• **What to produce**
Reproduce, character for character, the lines below from the first through the one with "const bindC7e3Mean = [2.75, 0.22, 0.42, 0.31, 0.44, 1.2, 1.69]". Leave pictures out.

• **Data extract**
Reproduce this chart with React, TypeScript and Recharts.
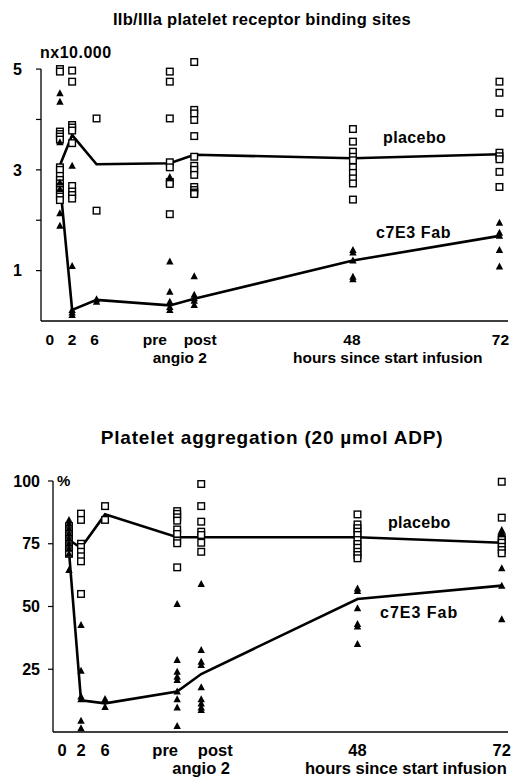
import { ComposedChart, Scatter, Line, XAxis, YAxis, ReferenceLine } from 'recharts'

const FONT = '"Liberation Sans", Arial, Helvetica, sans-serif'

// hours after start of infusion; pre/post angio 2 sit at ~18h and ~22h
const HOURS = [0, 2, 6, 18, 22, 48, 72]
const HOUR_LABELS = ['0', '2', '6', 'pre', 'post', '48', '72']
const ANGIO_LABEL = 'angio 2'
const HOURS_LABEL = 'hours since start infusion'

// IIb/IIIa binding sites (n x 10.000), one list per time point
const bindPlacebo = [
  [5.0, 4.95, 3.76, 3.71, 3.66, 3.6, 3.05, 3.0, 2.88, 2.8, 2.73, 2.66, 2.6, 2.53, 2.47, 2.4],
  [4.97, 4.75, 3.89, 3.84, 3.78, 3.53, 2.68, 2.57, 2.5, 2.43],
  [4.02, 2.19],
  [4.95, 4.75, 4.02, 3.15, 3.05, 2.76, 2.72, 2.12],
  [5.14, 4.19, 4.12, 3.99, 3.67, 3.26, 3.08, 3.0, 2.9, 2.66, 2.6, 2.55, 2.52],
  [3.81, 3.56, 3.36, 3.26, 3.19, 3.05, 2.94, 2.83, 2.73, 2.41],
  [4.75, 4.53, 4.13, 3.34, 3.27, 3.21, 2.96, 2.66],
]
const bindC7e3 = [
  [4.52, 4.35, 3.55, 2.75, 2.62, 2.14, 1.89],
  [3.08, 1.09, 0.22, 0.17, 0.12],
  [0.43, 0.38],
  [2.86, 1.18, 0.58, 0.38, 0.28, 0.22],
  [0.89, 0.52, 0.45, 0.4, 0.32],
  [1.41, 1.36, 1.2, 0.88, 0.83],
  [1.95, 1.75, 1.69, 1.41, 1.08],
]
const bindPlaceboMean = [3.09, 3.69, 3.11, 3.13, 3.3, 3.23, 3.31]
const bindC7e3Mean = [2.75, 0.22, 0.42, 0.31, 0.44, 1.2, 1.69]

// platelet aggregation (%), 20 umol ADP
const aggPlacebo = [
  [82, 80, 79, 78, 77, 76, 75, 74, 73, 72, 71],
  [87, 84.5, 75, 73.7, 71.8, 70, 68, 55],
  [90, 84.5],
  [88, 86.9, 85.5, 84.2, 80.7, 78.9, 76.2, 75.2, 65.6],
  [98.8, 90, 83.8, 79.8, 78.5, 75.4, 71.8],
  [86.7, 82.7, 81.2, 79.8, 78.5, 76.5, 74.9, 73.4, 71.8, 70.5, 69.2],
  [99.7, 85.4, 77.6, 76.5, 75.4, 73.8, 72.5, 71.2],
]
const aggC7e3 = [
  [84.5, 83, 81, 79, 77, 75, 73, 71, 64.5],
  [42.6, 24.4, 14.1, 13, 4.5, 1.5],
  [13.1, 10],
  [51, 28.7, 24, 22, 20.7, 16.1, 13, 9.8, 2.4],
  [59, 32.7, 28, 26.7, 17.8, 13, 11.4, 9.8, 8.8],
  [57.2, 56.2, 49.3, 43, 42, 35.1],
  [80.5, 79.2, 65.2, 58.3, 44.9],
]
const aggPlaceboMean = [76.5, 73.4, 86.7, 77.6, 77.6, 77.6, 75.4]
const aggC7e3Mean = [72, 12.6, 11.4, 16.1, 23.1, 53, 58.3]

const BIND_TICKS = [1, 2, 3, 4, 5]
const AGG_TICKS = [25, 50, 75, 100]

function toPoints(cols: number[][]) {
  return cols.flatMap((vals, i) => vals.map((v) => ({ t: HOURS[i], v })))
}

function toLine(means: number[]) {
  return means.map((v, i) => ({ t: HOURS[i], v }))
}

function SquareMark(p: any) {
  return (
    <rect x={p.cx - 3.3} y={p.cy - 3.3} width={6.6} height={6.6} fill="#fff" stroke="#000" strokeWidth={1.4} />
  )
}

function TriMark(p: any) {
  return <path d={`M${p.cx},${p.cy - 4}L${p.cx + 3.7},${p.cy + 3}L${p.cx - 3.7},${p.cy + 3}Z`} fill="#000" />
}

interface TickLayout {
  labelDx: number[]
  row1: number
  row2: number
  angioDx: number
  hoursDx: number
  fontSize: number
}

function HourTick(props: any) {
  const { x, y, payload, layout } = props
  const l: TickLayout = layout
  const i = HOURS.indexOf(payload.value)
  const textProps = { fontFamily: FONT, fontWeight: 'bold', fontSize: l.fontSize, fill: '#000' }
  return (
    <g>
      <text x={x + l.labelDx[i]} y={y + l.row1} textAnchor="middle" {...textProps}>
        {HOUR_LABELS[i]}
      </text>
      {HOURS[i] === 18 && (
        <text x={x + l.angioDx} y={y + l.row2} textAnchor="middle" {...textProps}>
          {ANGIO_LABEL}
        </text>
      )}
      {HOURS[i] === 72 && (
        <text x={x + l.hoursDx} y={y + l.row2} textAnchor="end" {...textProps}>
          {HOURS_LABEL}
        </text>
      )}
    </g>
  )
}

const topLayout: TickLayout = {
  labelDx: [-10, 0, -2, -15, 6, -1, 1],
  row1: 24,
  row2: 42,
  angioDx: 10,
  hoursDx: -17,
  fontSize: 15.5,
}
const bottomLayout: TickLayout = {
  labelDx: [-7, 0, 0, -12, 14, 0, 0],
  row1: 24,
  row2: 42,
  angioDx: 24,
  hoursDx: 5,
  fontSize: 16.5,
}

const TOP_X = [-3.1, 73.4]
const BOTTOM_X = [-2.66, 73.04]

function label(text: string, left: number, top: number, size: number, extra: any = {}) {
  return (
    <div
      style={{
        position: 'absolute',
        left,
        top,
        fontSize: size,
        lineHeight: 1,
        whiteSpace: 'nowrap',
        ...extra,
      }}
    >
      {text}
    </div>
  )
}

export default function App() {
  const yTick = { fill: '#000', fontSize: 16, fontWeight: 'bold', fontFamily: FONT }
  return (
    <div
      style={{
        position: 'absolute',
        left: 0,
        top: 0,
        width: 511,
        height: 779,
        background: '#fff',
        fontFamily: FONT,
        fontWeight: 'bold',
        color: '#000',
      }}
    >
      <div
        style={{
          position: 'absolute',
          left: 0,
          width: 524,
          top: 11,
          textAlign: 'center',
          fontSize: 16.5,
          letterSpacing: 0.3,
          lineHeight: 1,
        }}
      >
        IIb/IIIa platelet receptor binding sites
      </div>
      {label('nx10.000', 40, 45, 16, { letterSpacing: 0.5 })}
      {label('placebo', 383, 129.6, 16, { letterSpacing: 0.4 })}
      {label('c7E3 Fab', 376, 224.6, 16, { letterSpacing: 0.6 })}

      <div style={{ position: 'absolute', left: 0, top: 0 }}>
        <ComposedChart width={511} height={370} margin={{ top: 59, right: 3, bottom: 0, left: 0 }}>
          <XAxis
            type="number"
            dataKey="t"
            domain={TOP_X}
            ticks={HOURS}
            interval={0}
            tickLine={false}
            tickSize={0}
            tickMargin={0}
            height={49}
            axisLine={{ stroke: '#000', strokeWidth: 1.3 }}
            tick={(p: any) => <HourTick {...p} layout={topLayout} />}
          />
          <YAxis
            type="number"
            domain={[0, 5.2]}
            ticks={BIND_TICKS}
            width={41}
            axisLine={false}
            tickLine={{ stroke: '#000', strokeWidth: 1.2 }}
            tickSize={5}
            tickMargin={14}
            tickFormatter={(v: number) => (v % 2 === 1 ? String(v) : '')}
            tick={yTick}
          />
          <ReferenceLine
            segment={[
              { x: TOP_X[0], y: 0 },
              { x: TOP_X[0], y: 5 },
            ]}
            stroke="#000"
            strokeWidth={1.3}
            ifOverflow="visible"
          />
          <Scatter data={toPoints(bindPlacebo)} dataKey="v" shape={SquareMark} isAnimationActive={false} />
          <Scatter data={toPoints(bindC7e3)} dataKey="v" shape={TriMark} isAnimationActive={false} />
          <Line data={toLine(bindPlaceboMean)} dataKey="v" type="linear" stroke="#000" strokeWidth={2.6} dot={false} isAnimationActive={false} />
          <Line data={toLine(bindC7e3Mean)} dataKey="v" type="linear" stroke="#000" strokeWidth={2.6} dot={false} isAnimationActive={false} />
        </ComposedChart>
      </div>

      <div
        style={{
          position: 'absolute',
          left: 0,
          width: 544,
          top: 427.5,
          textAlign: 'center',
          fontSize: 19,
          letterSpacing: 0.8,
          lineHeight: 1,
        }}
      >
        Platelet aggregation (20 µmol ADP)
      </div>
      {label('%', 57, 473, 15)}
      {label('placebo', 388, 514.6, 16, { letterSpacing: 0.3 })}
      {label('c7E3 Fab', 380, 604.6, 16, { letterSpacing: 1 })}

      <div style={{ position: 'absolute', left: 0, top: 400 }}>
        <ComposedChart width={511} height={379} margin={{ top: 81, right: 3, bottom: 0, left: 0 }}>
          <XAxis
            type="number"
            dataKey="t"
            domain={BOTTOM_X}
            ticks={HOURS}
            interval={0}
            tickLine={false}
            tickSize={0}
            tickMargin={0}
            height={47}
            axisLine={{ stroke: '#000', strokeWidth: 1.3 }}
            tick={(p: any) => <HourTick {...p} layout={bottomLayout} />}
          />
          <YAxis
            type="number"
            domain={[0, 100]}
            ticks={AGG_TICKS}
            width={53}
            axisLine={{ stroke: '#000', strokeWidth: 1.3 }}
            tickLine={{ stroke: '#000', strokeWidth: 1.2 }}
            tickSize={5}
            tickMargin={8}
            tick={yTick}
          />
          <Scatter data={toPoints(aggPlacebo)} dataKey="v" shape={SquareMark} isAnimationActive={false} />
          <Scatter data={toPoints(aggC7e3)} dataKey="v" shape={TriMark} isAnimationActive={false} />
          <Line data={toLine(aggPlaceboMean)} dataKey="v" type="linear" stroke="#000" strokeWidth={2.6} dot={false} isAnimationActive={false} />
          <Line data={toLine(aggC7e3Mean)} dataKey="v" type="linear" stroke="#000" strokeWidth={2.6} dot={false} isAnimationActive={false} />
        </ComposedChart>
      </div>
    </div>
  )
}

• **Answer to this task**
Reproduce this chart with React, TypeScript and Recharts.
import { ComposedChart, Scatter, Line, XAxis, YAxis, ReferenceLine } from 'recharts'

const FONT = '"Liberation Sans", Arial, Helvetica, sans-serif'

// hours after start of infusion; pre/post angio 2 sit at ~18h and ~22h
const HOURS = [0, 2, 6, 18, 22, 48, 72]
const HOUR_LABELS = ['0', '2', '6', 'pre', 'post', '48', '72']
const ANGIO_LABEL = 'angio 2'
const HOURS_LABEL = 'hours since start infusion'

// IIb/IIIa binding sites (n x 10.000), one list per time point
const bindPlacebo = [
  [5.0, 4.95, 3.76, 3.71, 3.66, 3.6, 3.05, 3.0, 2.88, 2.8, 2.73, 2.66, 2.6, 2.53, 2.47, 2.4],
  [4.97, 4.75, 3.89, 3.84, 3.78, 3.53, 2.68, 2.57, 2.5, 2.43],
  [4.02, 2.19],
  [4.95, 4.75, 4.02, 3.15, 3.05, 2.76, 2.72, 2.12],
  [5.14, 4.19, 4.12, 3.99, 3.67, 3.26, 3.08, 3.0, 2.9, 2.66, 2.6, 2.55, 2.52],
  [3.81, 3.56, 3.36, 3.26, 3.19, 3.05, 2.94, 2.83, 2.73, 2.41],
  [4.75, 4.53, 4.13, 3.34, 3.27, 3.21, 2.96, 2.66],
]
const bindC7e3 = [
  [4.52, 4.35, 3.55, 2.75, 2.62, 2.14, 1.89],
  [3.08, 1.09, 0.22, 0.17, 0.12],
  [0.43, 0.38],
  [2.86, 1.18, 0.58, 0.38, 0.28, 0.22],
  [0.89, 0.52, 0.45, 0.4, 0.32],
  [1.41, 1.36, 1.2, 0.88, 0.83],
  [1.95, 1.75, 1.69, 1.41, 1.08],
]
const bindPlaceboMean = [3.09, 3.69, 3.11, 3.13, 3.3, 3.23, 3.31]
const bindC7e3Mean = [2.75, 0.22, 0.42, 0.31, 0.44, 1.2, 1.69]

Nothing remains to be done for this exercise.